Writing Concrete Poetry Using Imagism as a Guide

Subhra Bhattacharya has provided the following prompt this week:

Imagism is simultaneously one of the shortest lived as well as one of the undying movements in the history of poetry. As a formal poetic movement, its lifespan was less than a decade – three years (1914 – 1917), by some accounts. However, it continues to influence poets today.

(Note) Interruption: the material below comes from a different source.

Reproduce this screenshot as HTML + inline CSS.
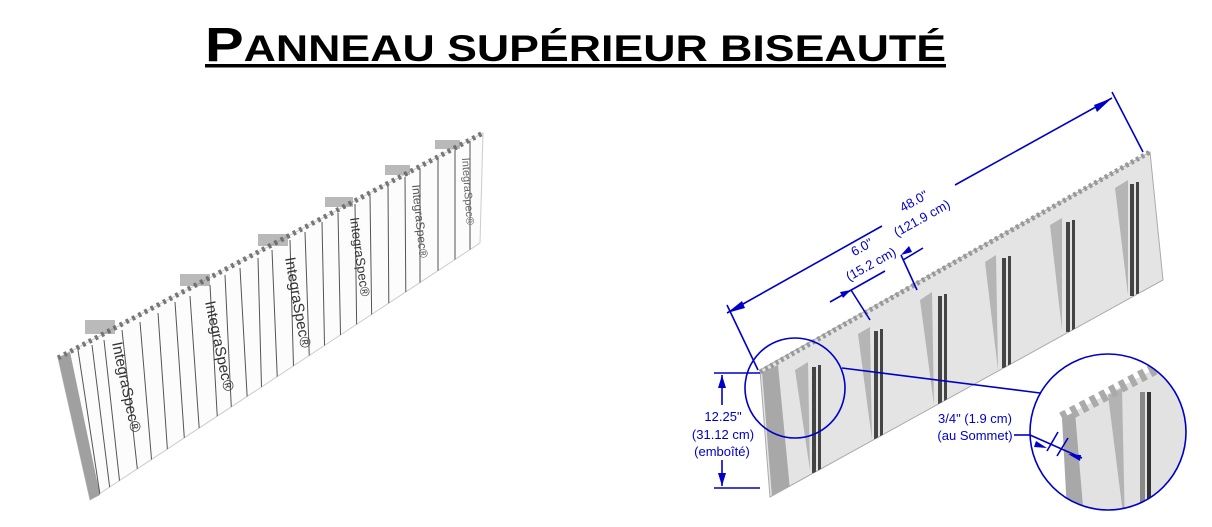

The movement was born as a reaction to the way English poetry was traditionally written, using language that was archaic, highly embellished and loose. While the early authors of the movement differed in their definition of imagism, some common characteristics that poets who follow this style strive to include :
 1. direct treatment of the subject
 2. using exact, as opposed to the near-exact or decorative words
 3. word economy – to not use words that do not contribute to the presentation
 4. allow absolute freedom in choice of subject
 5. to produce poetry that is hard and clear
 6. to present an image and to avoid becoming a ‘cosmic’ poet
 7. to compose in the sequence of the musical phrase and not in the sequence of the metronome. (we will explore this last one later in ‘triadic line variable foot’)
In 1911 Pound saw a series of beautiful faces while stepping out of a Paris metro train. He wrote a thirty-line poem to describe the scene, and then destroyed the poem because it seemed to be of ‘second intensity’ to him. Six months later he took another shot at it and reduced the poem to half the length. He still wasn’t satisfied. Another year later he condensed it into two lines, one of the most famous imagist poems.
Criticisms of pure imagism are many and valid. To name a few : language is not mathematics and poetry is not a formula, hence, striving for the ‘exact’ word is futile. Further, every expression is indirect. Poets experience the world through their senses, and then interpret in their minds and express through words. Subjectivity is inherent in this process. Personally, even if we were to grant the foregoing objections, I find that strict imagism – one with the only goal to present an image –  often renders a static poem that is limited in its expressive power.
However, every poet is influenced by imagism. The principles of using common language, precise expressions and economy of words are what make our poetry interesting, unique and refreshing.
In today’s exercise we will use these principles to write a poem. It can be of any length, not just limited to two lines as in Pound’s example, but try to use the following guidelines :
1. describe an image or a set of images
2. be concrete and direct, rather than vague
3. use precise expression, avoid words just because they sound good
4. keep in mind the word count and use the least number of words you can to describe the image(s) successfully.
5. use metaphors that are unrelated and hence refreshing – the way Pound uses ‘petals on a wet, black bough’ to describe human faces.